The exercise >>
Write out the listing below exactly, and omit any images you find in it.

Data lines >>
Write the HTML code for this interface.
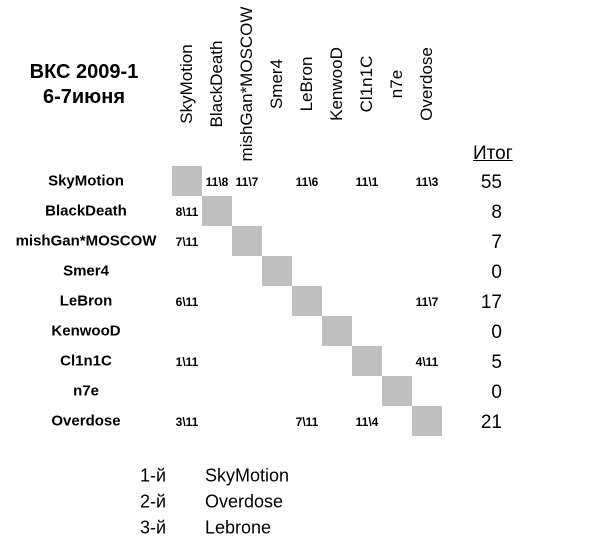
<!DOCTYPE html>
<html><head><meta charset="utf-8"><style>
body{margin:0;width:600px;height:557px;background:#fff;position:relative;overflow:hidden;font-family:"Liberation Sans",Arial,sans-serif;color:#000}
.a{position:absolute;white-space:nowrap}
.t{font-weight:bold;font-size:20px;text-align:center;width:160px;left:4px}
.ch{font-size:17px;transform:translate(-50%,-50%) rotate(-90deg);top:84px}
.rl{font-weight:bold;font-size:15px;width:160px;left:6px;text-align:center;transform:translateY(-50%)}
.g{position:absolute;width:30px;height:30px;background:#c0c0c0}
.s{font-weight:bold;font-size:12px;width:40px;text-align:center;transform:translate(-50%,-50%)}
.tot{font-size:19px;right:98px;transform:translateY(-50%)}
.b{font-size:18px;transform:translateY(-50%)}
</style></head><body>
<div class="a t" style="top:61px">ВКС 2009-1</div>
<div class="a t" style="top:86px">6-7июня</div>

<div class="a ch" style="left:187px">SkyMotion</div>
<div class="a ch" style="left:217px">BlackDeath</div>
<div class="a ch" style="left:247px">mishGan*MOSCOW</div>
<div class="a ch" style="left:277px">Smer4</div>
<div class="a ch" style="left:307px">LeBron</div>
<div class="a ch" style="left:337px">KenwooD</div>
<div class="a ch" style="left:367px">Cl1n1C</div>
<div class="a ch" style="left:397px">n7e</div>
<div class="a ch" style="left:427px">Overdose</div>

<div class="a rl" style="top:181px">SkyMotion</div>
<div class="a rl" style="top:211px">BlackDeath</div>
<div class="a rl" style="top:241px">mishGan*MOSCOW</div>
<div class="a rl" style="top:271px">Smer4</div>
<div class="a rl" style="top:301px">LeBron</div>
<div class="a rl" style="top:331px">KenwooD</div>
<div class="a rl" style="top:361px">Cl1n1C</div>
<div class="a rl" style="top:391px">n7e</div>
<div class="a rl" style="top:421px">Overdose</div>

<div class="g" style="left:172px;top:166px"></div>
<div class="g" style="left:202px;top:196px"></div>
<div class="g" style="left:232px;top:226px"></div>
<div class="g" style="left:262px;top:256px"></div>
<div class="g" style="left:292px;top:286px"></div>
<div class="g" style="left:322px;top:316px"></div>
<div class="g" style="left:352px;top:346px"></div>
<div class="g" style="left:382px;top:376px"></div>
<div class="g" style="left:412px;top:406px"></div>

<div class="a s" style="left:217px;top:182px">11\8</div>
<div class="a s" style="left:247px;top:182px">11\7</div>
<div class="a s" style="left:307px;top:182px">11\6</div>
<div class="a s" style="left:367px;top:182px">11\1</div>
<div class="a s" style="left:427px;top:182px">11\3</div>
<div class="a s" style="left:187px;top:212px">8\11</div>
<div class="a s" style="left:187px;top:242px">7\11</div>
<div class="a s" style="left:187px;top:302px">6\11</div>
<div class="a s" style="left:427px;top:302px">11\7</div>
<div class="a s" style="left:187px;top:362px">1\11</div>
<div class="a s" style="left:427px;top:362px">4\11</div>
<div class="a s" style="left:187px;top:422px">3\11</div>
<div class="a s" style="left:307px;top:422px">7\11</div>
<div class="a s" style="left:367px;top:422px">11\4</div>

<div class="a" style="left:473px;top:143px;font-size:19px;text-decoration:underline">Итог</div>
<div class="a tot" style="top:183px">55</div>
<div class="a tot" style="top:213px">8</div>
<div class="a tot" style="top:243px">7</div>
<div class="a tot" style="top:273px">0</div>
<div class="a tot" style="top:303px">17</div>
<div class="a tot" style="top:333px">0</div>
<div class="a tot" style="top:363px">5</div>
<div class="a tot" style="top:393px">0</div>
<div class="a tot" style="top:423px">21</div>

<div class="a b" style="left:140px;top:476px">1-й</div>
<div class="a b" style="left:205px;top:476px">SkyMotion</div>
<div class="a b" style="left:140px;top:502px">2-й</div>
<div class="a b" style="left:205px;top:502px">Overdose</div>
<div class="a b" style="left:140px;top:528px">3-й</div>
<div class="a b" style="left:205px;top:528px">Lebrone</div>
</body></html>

Result for this exercise >>
Write the HTML code for this interface.
<!DOCTYPE html>
<html><head><meta charset="utf-8"><style>
body{margin:0;width:600px;height:557px;background:#fff;position:relative;overflow:hidden;font-family:"Liberation Sans",Arial,sans-serif;color:#000}
.a{position:absolute;white-space:nowrap}
.t{font-weight:bold;font-size:20px;text-align:center;width:160px;left:4px}
.ch{font-size:17px;transform:translate(-50%,-50%) rotate(-90deg);top:84px}
.rl{font-weight:bold;font-size:15px;width:160px;left:6px;text-align:center;transform:translateY(-50%)}
.g{position:absolute;width:30px;height:30px;background:#c0c0c0}
.s{font-weight:bold;font-size:12px;width:40px;text-align:center;transform:translate(-50%,-50%)}
.tot{font-size:19px;right:98px;transform:translateY(-50%)}
.b{font-size:18px;transform:translateY(-50%)}
</style></head><body>
<div class="a t" style="top:61px">ВКС 2009-1</div>
<div class="a t" style="top:86px">6-7июня</div>

<div class="a ch" style="left:187px">SkyMotion</div>
<div class="a ch" style="left:217px">BlackDeath</div>
<div class="a ch" style="left:247px">mishGan*MOSCOW</div>
<div class="a ch" style="left:277px">Smer4</div>
<div class="a ch" style="left:307px">LeBron</div>
<div class="a ch" style="left:337px">KenwooD</div>
<div class="a ch" style="left:367px">Cl1n1C</div>
<div class="a ch" style="left:397px">n7e</div>
<div class="a ch" style="left:427px">Overdose</div>

<div class="a rl" style="top:181px">SkyMotion</div>
<div class="a rl" style="top:211px">BlackDeath</div>
<div class="a rl" style="top:241px">mishGan*MOSCOW</div>
<div class="a rl" style="top:271px">Smer4</div>
<div class="a rl" style="top:301px">LeBron</div>
<div class="a rl" style="top:331px">KenwooD</div>
<div class="a rl" style="top:361px">Cl1n1C</div>
<div class="a rl" style="top:391px">n7e</div>
<div class="a rl" style="top:421px">Overdose</div>

<div class="g" style="left:172px;top:166px"></div>
<div class="g" style="left:202px;top:196px"></div>
<div class="g" style="left:232px;top:226px"></div>
<div class="g" style="left:262px;top:256px"></div>
<div class="g" style="left:292px;top:286px"></div>
<div class="g" style="left:322px;top:316px"></div>
<div class="g" style="left:352px;top:346px"></div>
<div class="g" style="left:382px;top:376px"></div>
<div class="g" style="left:412px;top:406px"></div>

<div class="a s" style="left:217px;top:182px">11\8</div>
<div class="a s" style="left:247px;top:182px">11\7</div>
<div class="a s" style="left:307px;top:182px">11\6</div>
<div class="a s" style="left:367px;top:182px">11\1</div>
<div class="a s" style="left:427px;top:182px">11\3</div>
<div class="a s" style="left:187px;top:212px">8\11</div>
<div class="a s" style="left:187px;top:242px">7\11</div>
<div class="a s" style="left:187px;top:302px">6\11</div>
<div class="a s" style="left:427px;top:302px">11\7</div>
<div class="a s" style="left:187px;top:362px">1\11</div>
<div class="a s" style="left:427px;top:362px">4\11</div>
<div class="a s" style="left:187px;top:422px">3\11</div>
<div class="a s" style="left:307px;top:422px">7\11</div>
<div class="a s" style="left:367px;top:422px">11\4</div>

<div class="a" style="left:473px;top:143px;font-size:19px;text-decoration:underline">Итог</div>
<div class="a tot" style="top:183px">55</div>
<div class="a tot" style="top:213px">8</div>
<div class="a tot" style="top:243px">7</div>
<div class="a tot" style="top:273px">0</div>
<div class="a tot" style="top:303px">17</div>
<div class="a tot" style="top:333px">0</div>
<div class="a tot" style="top:363px">5</div>
<div class="a tot" style="top:393px">0</div>
<div class="a tot" style="top:423px">21</div>

<div class="a b" style="left:140px;top:476px">1-й</div>
<div class="a b" style="left:205px;top:476px">SkyMotion</div>
<div class="a b" style="left:140px;top:502px">2-й</div>
<div class="a b" style="left:205px;top:502px">Overdose</div>
<div class="a b" style="left:140px;top:528px">3-й</div>
<div class="a b" style="left:205px;top:528px">Lebrone</div>
</body></html>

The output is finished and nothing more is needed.